The taxes I refer to here include only federal income tax, but you can be sure that any payroll tax for the 400 was inconsequential compared to income. In fact, 88 of the 400 in 2008 reported no wages at all, though every one of them reported capital gains. Some of my brethren may shun work, but they all like to invest. (I can relate to that.)

I know well many of the mega-rich and, by and large, they are very decent people. They love America and appreciate the opportunity this country has given them. Many have joined the Giving Pledge, promising to give most of their wealth to philanthropy. Most wouldn’t mind being told to pay more in taxes as well, particularly when so many of their fellow citizens are truly suffering.

Twelve members of Congress will soon take on the crucial job of rearranging our country’s finances. They’ve been instructed to devise a plan that reduces the 10-year deficit by at least $1.5 trillion. It’s vital, however, that they achieve far more than that.

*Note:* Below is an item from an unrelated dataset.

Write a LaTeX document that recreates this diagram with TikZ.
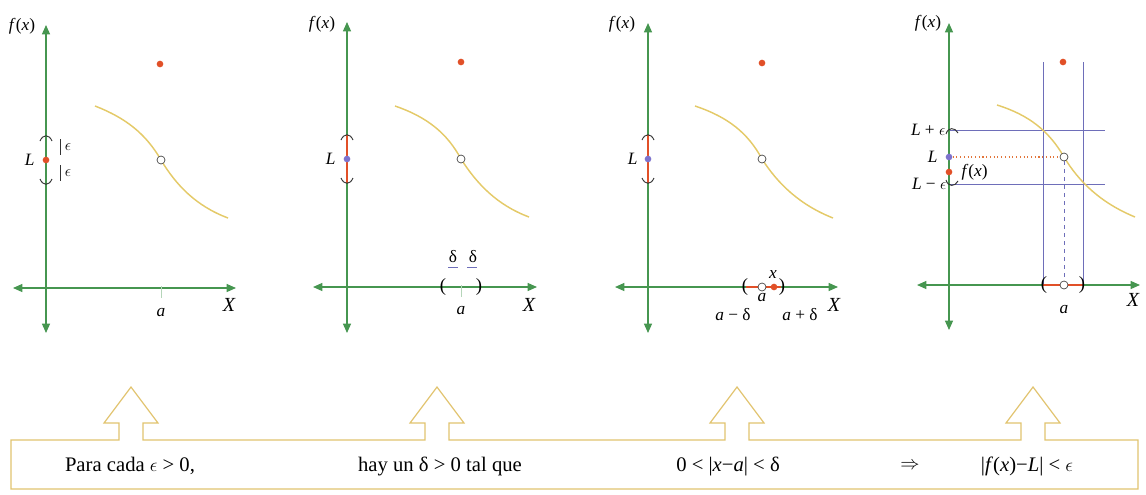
\documentclass[tikz,border=0pt]{standalone}
\usepackage{fontspec}
\setmainfont{Liberation Serif}
\usetikzlibrary{arrows.meta}
\definecolor{axisgreen}{RGB}{70,150,80}
\definecolor{curveyellow}{RGB}{228,202,105}
\definecolor{dotred}{RGB}{225,80,40}
\definecolor{dotblue}{RGB}{125,115,205}
\definecolor{lineblue}{RGB}{110,110,185}
\definecolor{boxyellow}{RGB}{225,195,110}
\tikzset{
    axisline/.style={draw=axisgreen, line width=0.9pt,
        {Triangle[length=7pt,width=6pt]}-{Triangle[length=7pt,width=6pt]}},
    graphcurve/.style={draw=curveyellow, line width=1.1pt},
    reddot/.style={circle, fill=dotred, inner sep=0pt, minimum size=5pt},
    bluedot/.style={circle, fill=dotblue, inner sep=0pt, minimum size=5pt},
    holedot/.style={circle, draw=black!75, fill=white, line width=0.5pt, inner sep=0pt, minimum size=6pt},
    lbl/.style={font=\fontsize{13}{15}\selectfont, inner sep=1pt},
    axlbl/.style={font=\fontsize{15}{17}\selectfont\itshape, inner sep=1pt},
    paren/.style={font=\fontsize{14}{16}\selectfont, inner sep=0pt},
    bigtext/.style={font=\fontsize{15.5}{18}\selectfont},
    interval/.style={draw=dotred, line width=2pt},
    bracket/.style={draw=black!80, line width=0.7pt},
    guide/.style={draw=lineblue, line width=0.7pt},
    atick/.style={draw=axisgreen!40, line width=0.5pt},
}

\begin{document}
\begin{tikzpicture}[x=0.75pt, y=-0.75pt]
    \useasboundingbox (0,0) rectangle (1146,494);

    % Panel 1: epsilon around L
    \begin{scope}[shift={(46,288)}]
        \draw[axisline] (-33,0) -- (190,0);
        \draw[axisline] (0,45) -- (0,-263);
        \draw[atick] (115,-2) -- (115,10);
        \draw[graphcurve] (49,-182) .. controls (80,-170) and (100,-154) .. (115,-128)
            .. controls (130,-103) and (150,-82) .. (182,-70);
        \node[holedot] (hole1) at (115,-128) {};
        \node[reddot] (val1) at (114,-224) {};
        \node[reddot] (L1) at (0,-128) {};
        \draw[bracket] (-6,-147) .. controls (-3,-154) and (3,-154) .. (6,-147);
        \draw[bracket] (-6,-109) .. controls (-3,-102) and (3,-102) .. (6,-109);
        \draw[bracket, line width=0.5pt] (14,-149) -- (14,-133);
        \draw[bracket, line width=0.5pt] (14,-123) -- (14,-107);
        \node[lbl] (eps1a) at (22,-141) {$\epsilon$};
        \node[lbl] (eps1b) at (22,-115) {$\epsilon$};
        \node[lbl, anchor=east] (Llbl1) at (-10,-128) {\textit{L}};
        \node[lbl] (fx1) at (-24,-262) {\textit{f}(\textit{x})};
        \node[lbl] (a1) at (115,24) {\textit{a}};
        \node[axlbl] (X1) at (183,17) {X};
    \end{scope}

    % Panel 2: delta around a
    \begin{scope}[shift={(347,287)}]
        \draw[axisline] (-34,0) -- (190,0);
        \draw[axisline] (0,46) -- (0,-265);
        \draw[atick] (114,-2) -- (114,10);
        \draw[graphcurve] (48,-181) .. controls (80,-170) and (100,-154) .. (114,-128)
            .. controls (130,-103) and (150,-82) .. (182,-70);
        \node[holedot] (hole2) at (114,-128) {};
        \node[reddot] (val2) at (114,-225) {};
        \draw[interval] (0,-152) -- (0,-104);
        \node[bluedot] (L2) at (0,-128) {};
        \draw[bracket] (-6,-147) .. controls (-3,-154) and (3,-154) .. (6,-147);
        \draw[bracket] (-6,-109) .. controls (-3,-102) and (3,-102) .. (6,-109);
        \node[paren] (lp2) at (96,0) {(};
        \node[paren] (rp2) at (132,0) {)};
        \node[lbl] (d2a) at (106,-30) {δ};
        \node[lbl] (d2b) at (126,-30) {δ};
        \draw[guide, line width=0.5pt] (101,-20) -- (111,-20);
        \draw[guide, line width=0.5pt] (120,-20) -- (130,-20);
        \node[lbl, anchor=east] (Llbl2) at (-10,-128) {\textit{L}};
        \node[lbl] (fx2) at (-25,-263) {\textit{f}(\textit{x})};
        \node[lbl] (a2) at (114,24) {\textit{a}};
        \node[axlbl] (X2) at (182,18) {X};
    \end{scope}

    % Panel 3: x inside the delta interval
    \begin{scope}[shift={(648,287)}]
        \draw[axisline] (-33,0) -- (190,0);
        \draw[axisline] (0,46) -- (0,-264);
        \draw[graphcurve] (47,-181) .. controls (80,-170) and (100,-154) .. (114,-128)
            .. controls (130,-103) and (152,-82) .. (185,-69);
        \node[holedot] (hole3) at (114,-128) {};
        \node[reddot] (val3) at (114,-224) {};
        \draw[interval] (0,-152) -- (0,-104);
        \node[bluedot] (L3) at (0,-128) {};
        \draw[bracket] (-6,-147) .. controls (-3,-154) and (3,-154) .. (6,-147);
        \draw[bracket] (-6,-109) .. controls (-3,-102) and (3,-102) .. (6,-109);
        \coordinate (lo3) at (98,0);
        \coordinate (hi3) at (133,0);
        \draw[interval] (lo3) -- (hi3);
        \node[paren] (lp3) at (97,0) {(};
        \node[paren] (rp3) at (134,0) {)};
        \node[holedot] (ax3) at (114,0) {};
        \node[reddot] (x3) at (126,0) {};
        \node[lbl] (xlbl3) at (125,-12) {\textit{x}};
        \node[lbl] (a3) at (114,11) {\textit{a}};
        \node[lbl] (am3) at (85,28) {\textit{a} − δ};
        \node[lbl] (ap3) at (152,28) {\textit{a} + δ};
        \node[lbl, anchor=east] (Llbl3) at (-9,-128) {\textit{L}};
        \node[lbl] (fx3) at (-26,-263) {\textit{f}(\textit{x})};
        \node[axlbl] (X3) at (186,18) {X};
    \end{scope}

    % Panel 4: the image of the delta interval
    \begin{scope}[shift={(949,285)}]
        \coordinate (o4) at (0,0);
        \draw[guide] (94,-223) -- (94,0);
        \draw[guide] (134,-223) -- (134,0);
        \draw[guide] (0,-155) -- (156,-155);
        \draw[guide] (0,-101) -- (156,-101);
        \draw[axisline] (-32,0) -- (191,0);
        \draw[axisline] (0,45) -- (0,-262);
        \draw[graphcurve] (48,-180) .. controls (80,-170) and (100,-154) .. (115,-128)
            .. controls (130,-103) and (152,-82) .. (186,-68);
        \node[holedot] (hole4) at (115,-128) {};
        \node[reddot] (val4) at (114,-223) {};
        \node[bluedot] (L4) at (0,-128) {};
        \node[reddot] (fxdot4) at (0,-113) {};
        \draw[dotred!70!curveyellow, dotted, line width=0.8pt] (L4) -- (hole4);
        \draw[lineblue, dashed, line width=0.5pt] (hole4) -- (hole4 |- o4);
        \draw[bracket] (-3,-151) .. controls (-1,-158) and (6,-158) .. (9,-152);
        \draw[bracket] (-3,-105) .. controls (-1,-98) and (6,-98) .. (9,-104);
        \coordinate (lo4) at (94,0);
        \coordinate (hi4) at (134,0);
        \draw[interval] (lo4) -- (hi4);
        \node[paren] (lp4) at (95,0) {(};
        \node[paren] (rp4) at (133,0) {)};
        \node[holedot] (ax4) at (115,0) {};
        \node[lbl, anchor=east] (Lp4) at (-2,-155) {\textit{L} + $\epsilon$};
        \node[lbl, anchor=east] (Llbl4) at (-10,-128) {\textit{L}};
        \node[lbl, anchor=east] (Lm4) at (-1,-101) {\textit{L} − $\epsilon$};
        \node[lbl, anchor=west] (fxlbl4) at (11,-113) {\textit{f}(\textit{x})};
        \node[lbl] (fx4) at (-21,-262) {\textit{f}(\textit{x})};
        \node[lbl] (a4) at (115,25) {\textit{a}};
        \node[axlbl] (X4) at (184,15) {X};
    \end{scope}

    % Statement box with the four pointers
    \draw[boxyellow, line width=0.9pt]
        (11,440) -- (119,440) -- (119,423) -- (104,423) -- (131,387) -- (158,423) -- (143,423) -- (143,440)
        -- (425,440) -- (425,423) -- (410,423) -- (437,387) -- (464,423) -- (449,423) -- (449,440)
        -- (725,440) -- (725,423) -- (710,423) -- (737,387) -- (764,423) -- (749,423) -- (749,440)
        -- (1021,440) -- (1021,423) -- (1006,423) -- (1033,387) -- (1060,423) -- (1045,423) -- (1045,440)
        -- (1138,440) -- (1138,489) -- (11,489) -- cycle;
    \node[bigtext] (txt1) at (130,466) {Para cada $\epsilon$ > 0,};
    \node[bigtext] (txt2) at (440,466) {hay un δ > 0 tal que};
    \node[bigtext] (txt3) at (728,466) {0 < |\textit{x}−\textit{a}| < δ};
    \node[bigtext] (txt4) at (910,466) {$\Rightarrow$};
    \node[bigtext] (txt5) at (1027,466) {|\textit{f}(\textit{x})−\textit{L}| < $\epsilon$};
\end{tikzpicture}
\end{document}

Americans are rapidly losing faith in the ability of Congress to deal with our country’s fiscal problems. Only action that is immediate, real and very substantial will prevent that doubt from morphing into hopelessness. That feeling can create its own reality.

Job one for the Twelve members of Congress is to pare down some future promises that even a rich America can’t fulfill.  Big money must be saved here. The 12 should then turn to the issue of revenues. I would leave rates for 99.7 percent of taxpayers unchanged and continue the current 2-percentage-point reduction in the employee contribution to the payroll tax. This cut helps the poor and the middle class, who need every break they can get.

But for those making more than $1 million — there were 236,883 such households in 2009 — I would raise rates immediately on taxable income in excess of $1 million, including, of course, dividends and capital gains. And for those who make $10 million or more — there were 8,274 in 2009 — I would suggest an additional increase in rate.

My friends and I have been coddled long enough by a billionaire-friendly Congress. It’s time for our government to get serious about shared sacrifice.” End of quote.

No comment for the time being. Suffice to note that many billionaires in Europe had joined the bandwagon, demanding higher tax breaks on their insufferable wealth.